Connor Neville

Where are you from?

Ocean City, Maryland

 Where do you attend school?

B.S. (2016) – Agricultural Studies, UMES

(University of Maryland Eastern Shore – Princess Anne, MD)

*M.L.A. (2020) – Master of Landscape Architecture, SUNY-ESF

(State University of New York College of Environmental Science and Forestry – Syracuse, NY)

*Second year of the program in fall 2018

What are your academic interests?

My academic interests are peaked in areas where the metaphysical (theory) meets the physical (practice), largely due to my affinities for theology, philosophy, logic, form, function, and beauty. I love the deep richness of study within the field of community design, particularly in how communities relate to their constituent elements of human interaction, contextual significance, and cultural prominence.

What are your career/educational goals?

My short-term goals while matriculating through the MLA program can be categorized into two major themes: 1) to gain insight and wisdom as to what ‘architecting the landscape’ involves as a profession and as an individual, and 2) to give of that newly-acquired knowledge as much as possible through sharing with others, voluntary service, or employment opportunities.

My long-range goals encompass a greater span and application of the same themes, but on a larger, international scale. My career goal is to launch and direct a design and consultancy firm that will engage with people in problem-solving projects around the world. Through missional and purposeful work as the motivating driver, I would love to travel the globe for my career endeavors of ‘making place’, reshaping/highlighting landscapes, and bringing restoration to communities of people.

What is your internship project focus? 

This summer, my internship (which is facilitated through a partnership between the OCLP and SUNY-ESF’s Center for Cultural Landscape Preservation “CCLP”) focus is on the only National Park site in the state of New Hampshire: the Saint Gaudens Historic Site in Cornish, NH. One of the component areas of the site is the Blow-Me-Down Farm (BMDF) property, which was recently acquired by the NPS in 2010. The primary period of interest for the BMDF site is pertinent to one of its most notable owners, Mr. Charles C. Beaman, Jr (1840-1900). Beaman was vital in establishing the Cornish Art Colony in the late 1890’s, which proved to be a pivotal art movement in the history of the United States.

My task is to produce period plans that illustrate how the farm’s cultural landscape changed throughout significant periods of development. I will be working in ArcGIS, AutoCAD, and Adobe Illustrator primarily, but will experiment in a few other programs for additional investigation. I am grateful to be working with historian, Dr. Sara French, who is responsible for writing the Cultural Landscape Report for the BMDF. More directly relating to the mapping and technical assignments of my work, I will be under the wise supervision of Mr. George Curry and Mr. John  Auwaerter, Co-Directors of the CCLP at ESF, as well as Mr. Chris Beagan, Historical Landscape Architect of the NPS Olmsted Center for Landscape Preservation (OCLP).
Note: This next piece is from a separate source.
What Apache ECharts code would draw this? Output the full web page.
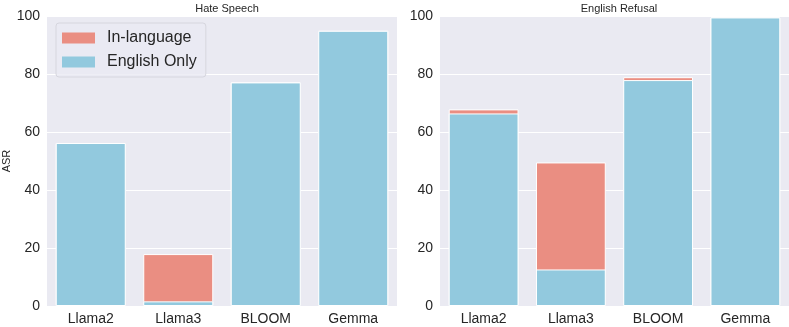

Why did you choose to participate in a Designing the Parks Internship? 

My internship is hosted through the ESF CCLP in partnership with the OCLP, which facilitates an amazing network of people to become acquainted with! After working in the maintenance division of a national park for three years, I am eager to take part in some of the alternative aspects of park management by now working on the design side of landscape preservation and resource management. Additionally, the combination of this internship with my MLA degree happens to be a winning combination that I am extremely grateful for!

What are you looking forward to learning or exploring during your internship?

My excitement for what lays ahead is grounded in the expansion of my skills through experiential learning.

Travel-wise, I am excited about all of the trips! First to Harriet Tubman’s home in Auburn, New York, then to Acadia National Park in Bar Harbor, Maine, and then the trip to the Blow-Me-Down Farm site in Cornish, New Hampshire! I have never been to any of those places, but I am thrilled to go!

Along with trips and some of the workshop sessions yet to come, I am truly looking forward to becoming more familiar with and accustomed to the professional workflow that is carried out in NPS operations across the country. The standards for drafting plans, cartography, and even techniques used in modern-day geospatial technologies are all skill sets that I am eager to improve upon.

I also look forward to exploring the historical relevance of site features and associated landscape contexts. Through this process of investigation and map production, I hope to engage with some exploratory methods of landscape analysis as a form of topological forensics, in order to more-accurately place historic structures on-site where they no longer exist today.

What types of opportunities will Designing the Parks provide you with?

Of the different opportunities and exposures within the Designing the Parks internship, I am most grateful for what I am sure will be an enriching season of personal growth for the way in which I perceive and experience landscapes. I cherish the lens through which a landscape preservationist inventories and analyzes the resources that are contained within a site (existing and historic, natural and built, etc.). Intrinsic within the profession is a sense of wonder for the way things are and the way they were once formed. I believe that this internship will be a great conduit for that wonder to flow through.